▶ [EXERCISE BRIEF] Repeat, exactly and completely, the material that follows. Omit the pictures.

▶ [SOURCE MATERIAL]
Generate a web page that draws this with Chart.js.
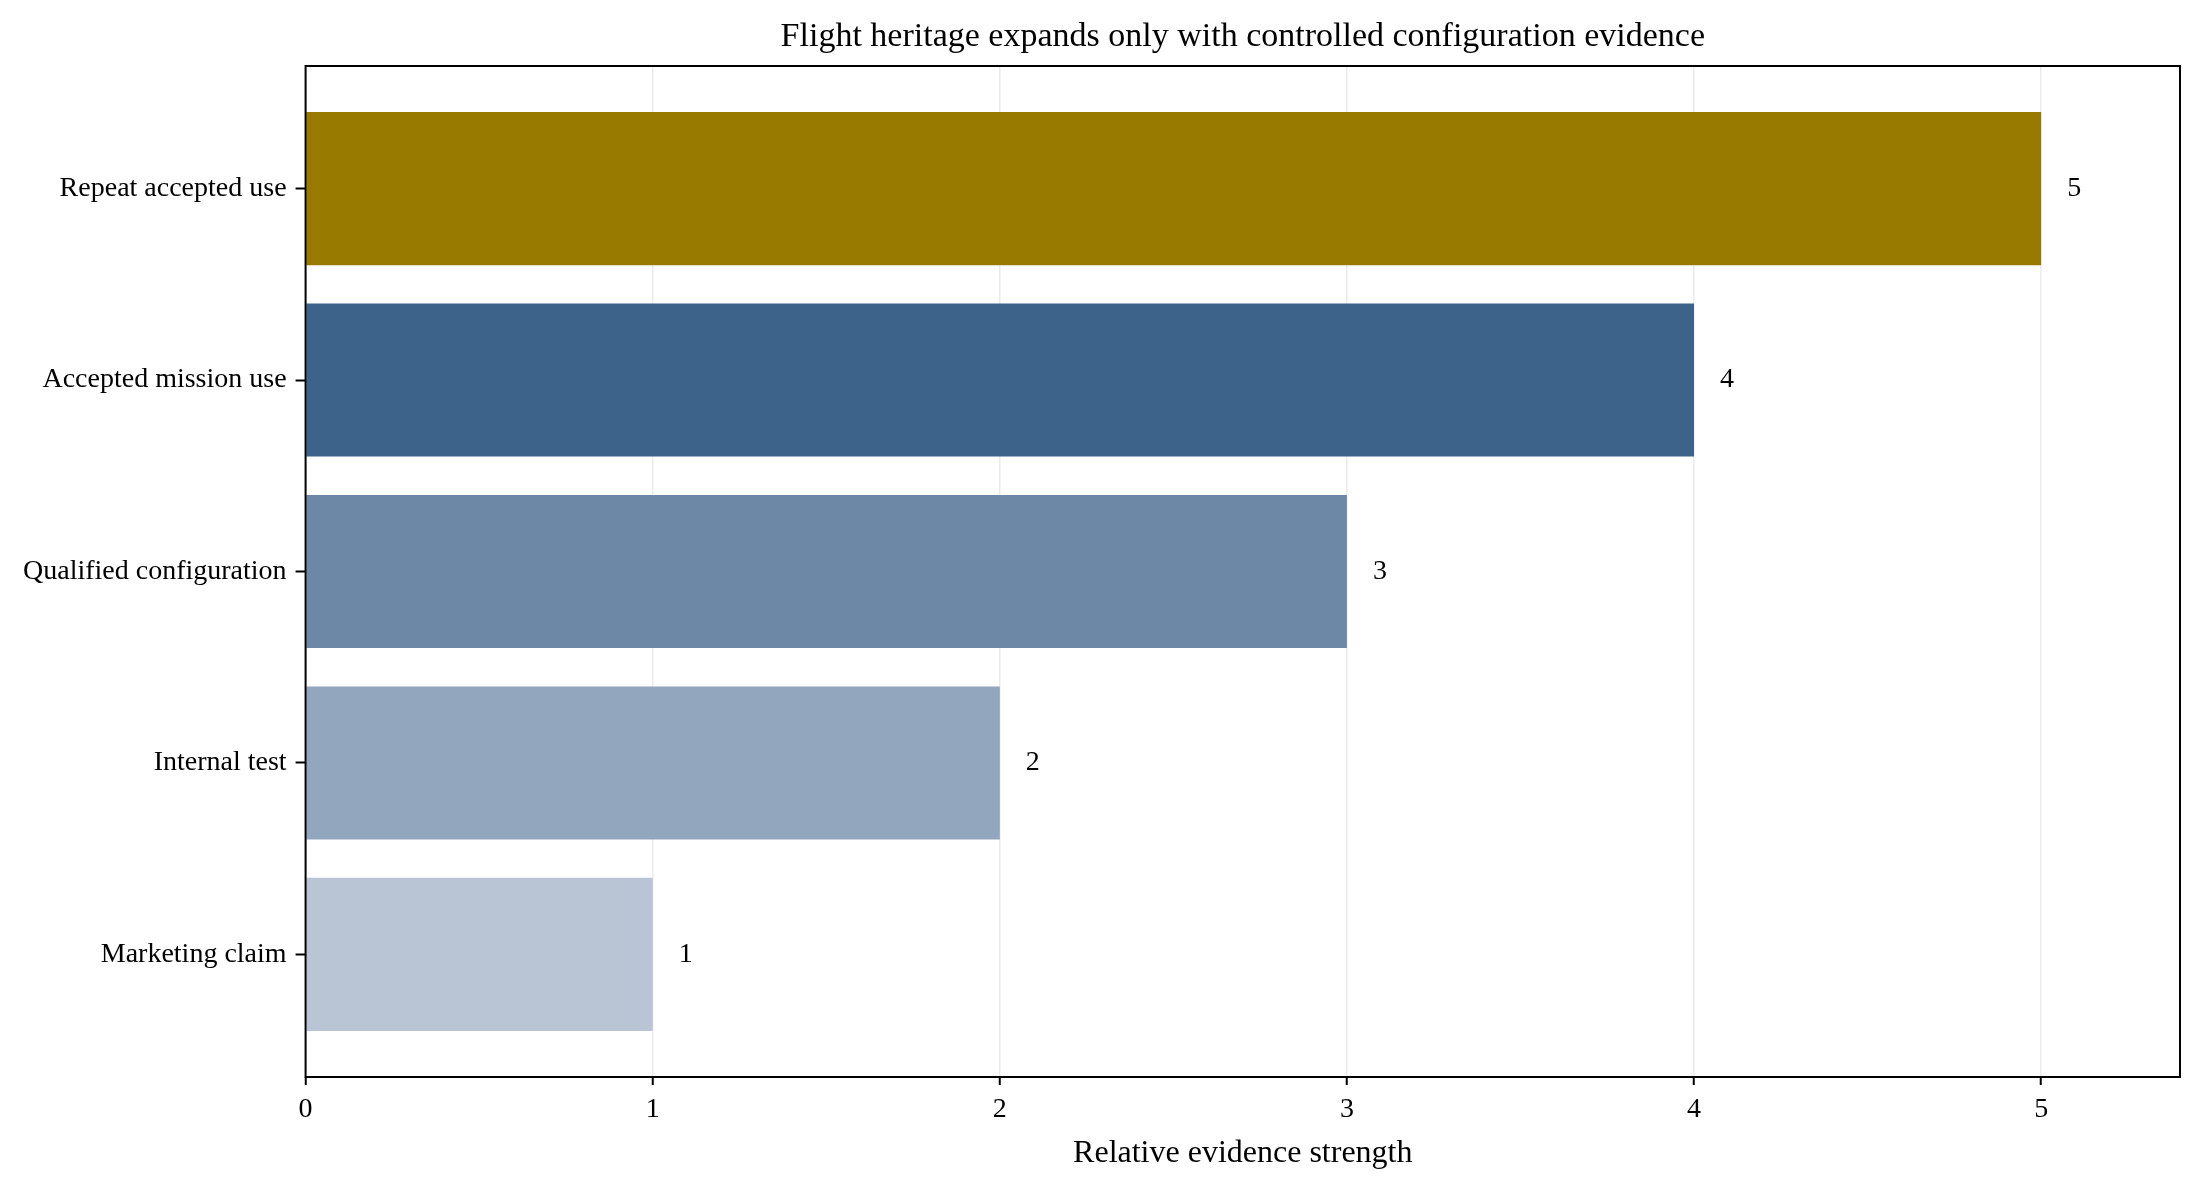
<!DOCTYPE html>
<html>
<head>
<meta charset="utf-8">
<script src="https://cdn.jsdelivr.net/npm/chart.js@4"></script>
<style>
  html, body { margin: 0; padding: 0; background: #fff; }
  #wrap { width: 2202px; height: 1187px; position: relative; }
</style>
</head>
<body>
<div id="wrap"><canvas id="chart"></canvas></div>
<script>
// Chart values (top to bottom)
const categories = ['Repeat accepted use', 'Accepted mission use', 'Qualified configuration', 'Internal test', 'Marketing claim'];
const strengths = [5, 4, 3, 2, 1];
const barColors = ['rgb(153,122,0)', 'rgb(61,99,138)', 'rgb(109,136,166)', 'rgb(146,166,189)', 'rgb(185,197,213)'];
const xTicks = [0, 1, 2, 3, 4, 5];
const chartTitle = 'Flight heritage expands only with controlled configuration evidence';

Chart.defaults.font.family = "'Liberation Serif', 'Times New Roman', serif";
Chart.defaults.color = '#000';

// Value labels at the end of each bar
const valueLabels = {
    id: 'valueLabels',
    afterDatasetsDraw(chart) {
        const ctx = chart.ctx;
        const meta = chart.getDatasetMeta(0);
        ctx.save();
        ctx.font = "28px 'Liberation Serif', serif";
        ctx.fillStyle = '#000';
        ctx.textAlign = 'left';
        ctx.textBaseline = 'middle';
        meta.data.forEach((bar, i) => {
            ctx.fillText(String(strengths[i]), bar.x + 26, bar.y);
        });
        ctx.restore();
    }
};

// Box round the plot area, and the title centred over it
const frame = {
    id: 'frame',
    afterDraw(chart) {
        const a = chart.chartArea;
        const ctx = chart.ctx;
        ctx.save();
        ctx.strokeStyle = '#000';
        ctx.lineWidth = 2;
        ctx.strokeRect(a.left, a.top, a.right - a.left, a.bottom - a.top);
        ctx.font = "34px 'Liberation Serif', serif";
        ctx.fillStyle = '#000';
        ctx.textAlign = 'center';
        ctx.textBaseline = 'middle';
        ctx.fillText(chartTitle, (a.left + a.right) / 2, a.top - 29);
        ctx.restore();
    }
};

new Chart(document.getElementById('chart'), {
    type: 'bar',
    data: {
        datasets: [{
            data: categories.map((c, i) => ({ x: strengths[i], y: i })),
            backgroundColor: barColors,
            borderWidth: 0,
            categoryPercentage: 1,
            barPercentage: 0.8
        }]
    },
    options: {
        indexAxis: 'y',
        responsive: true,
        maintainAspectRatio: false,
        devicePixelRatio: 1,
        animation: false,
        layout: { padding: { left: 14, right: 22, top: 66, bottom: 14 } },
        plugins: {
            legend: { display: false },
            tooltip: { enabled: false },
            title: { display: false }
        },
        scales: {
            x: {
                type: 'linear',
                min: 0,
                max: 5.4,
                z: 1,
                afterBuildTicks: scale => { scale.ticks = xTicks.map(v => ({ value: v })); },
                ticks: { font: { size: 28 }, padding: 8, color: '#000' },
                grid: {
                    color: 'rgba(215,215,215,0.5)',
                    lineWidth: 1.5,
                    tickColor: '#000',
                    tickLength: 8,
                    tickWidth: 2
                },
                border: { display: false },
                title: {
                    display: true,
                    text: 'Relative evidence strength',
                    font: { size: 32 },
                    color: '#000',
                    padding: { top: 0, bottom: 0 }
                }
            },
            y: {
                type: 'linear',
                reverse: true,
                offset: false,
                min: -0.64,
                max: 4.64,
                afterBuildTicks: scale => { scale.ticks = categories.map((c, i) => ({ value: i })); },
                ticks: {
                    font: { size: 28 },
                    padding: 9,
                    color: '#000',
                    callback: v => categories[v]
                },
                grid: {
                    offset: false,
                    color: 'rgba(0,0,0,0)',
                    tickColor: '#000',
                    tickLength: 10,
                    tickWidth: 2
                },
                border: { display: false }
            }
        }
    },
    plugins: [valueLabels, frame]
});
</script>
</body>
</html>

▶ [SOLUTION FOR THIS TASK]
Generate a web page that draws this with Chart.js.
<!DOCTYPE html>
<html>
<head>
<meta charset="utf-8">
<script src="https://cdn.jsdelivr.net/npm/chart.js@4"></script>
<style>
  html, body { margin: 0; padding: 0; background: #fff; }
  #wrap { width: 2202px; height: 1187px; position: relative; }
</style>
</head>
<body>
<div id="wrap"><canvas id="chart"></canvas></div>
<script>
// Chart values (top to bottom)
const categories = ['Repeat accepted use', 'Accepted mission use', 'Qualified configuration', 'Internal test', 'Marketing claim'];
const strengths = [5, 4, 3, 2, 1];
const barColors = ['rgb(153,122,0)', 'rgb(61,99,138)', 'rgb(109,136,166)', 'rgb(146,166,189)', 'rgb(185,197,213)'];
const xTicks = [0, 1, 2, 3, 4, 5];
const chartTitle = 'Flight heritage expands only with controlled configuration evidence';

Chart.defaults.font.family = "'Liberation Serif', 'Times New Roman', serif";
Chart.defaults.color = '#000';

// Value labels at the end of each bar
const valueLabels = {
    id: 'valueLabels',
    afterDatasetsDraw(chart) {
        const ctx = chart.ctx;
        const meta = chart.getDatasetMeta(0);
        ctx.save();
        ctx.font = "28px 'Liberation Serif', serif";
        ctx.fillStyle = '#000';
        ctx.textAlign = 'left';
        ctx.textBaseline = 'middle';
        meta.data.forEach((bar, i) => {
            ctx.fillText(String(strengths[i]), bar.x + 26, bar.y);
        });
        ctx.restore();
    }
};

// Box round the plot area, and the title centred over it
const frame = {
    id: 'frame',
    afterDraw(chart) {
        const a = chart.chartArea;
        const ctx = chart.ctx;
        ctx.save();
        ctx.strokeStyle = '#000';
        ctx.lineWidth = 2;
        ctx.strokeRect(a.left, a.top, a.right - a.left, a.bottom - a.top);
        ctx.font = "34px 'Liberation Serif', serif";
        ctx.fillStyle = '#000';
        ctx.textAlign = 'center';
        ctx.textBaseline = 'middle';
        ctx.fillText(chartTitle, (a.left + a.right) / 2, a.top - 29);
        ctx.restore();
    }
};

new Chart(document.getElementById('chart'), {
    type: 'bar',
    data: {
        datasets: [{
            data: categories.map((c, i) => ({ x: strengths[i], y: i })),
            backgroundColor: barColors,
            borderWidth: 0,
            categoryPercentage: 1,
            barPercentage: 0.8
        }]
    },
    options: {
        indexAxis: 'y',
        responsive: true,
        maintainAspectRatio: false,
        devicePixelRatio: 1,
        animation: false,
        layout: { padding: { left: 14, right: 22, top: 66, bottom: 14 } },
        plugins: {
            legend: { display: false },
            tooltip: { enabled: false },
            title: { display: false }
        },
        scales: {
            x: {
                type: 'linear',
                min: 0,
                max: 5.4,
                z: 1,
                afterBuildTicks: scale => { scale.ticks = xTicks.map(v => ({ value: v })); },
                ticks: { font: { size: 28 }, padding: 8, color: '#000' },
                grid: {
                    color: 'rgba(215,215,215,0.5)',
                    lineWidth: 1.5,
                    tickColor: '#000',
                    tickLength: 8,
                    tickWidth: 2
                },
                border: { display: false },
                title: {
                    display: true,
                    text: 'Relative evidence strength',
                    font: { size: 32 },
                    color: '#000',
                    padding: { top: 0, bottom: 0 }
                }
            },
            y: {
                type: 'linear',
                reverse: true,
                offset: false,
                min: -0.64,
                max: 4.64,
                afterBuildTicks: scale => { scale.ticks = categories.map((c, i) => ({ value: i })); },
                ticks: {
                    font: { size: 28 },
                    padding: 9,
                    color: '#000',
                    callback: v => categories[v]
                },
                grid: {
                    offset: false,
                    color: 'rgba(0,0,0,0)',
                    tickColor: '#000',
                    tickLength: 10,
                    tickWidth: 2
                },
                border: { display: false }
            }
        }
    },
    plugins: [valueLabels, frame]
});
</script>
</body>
</html>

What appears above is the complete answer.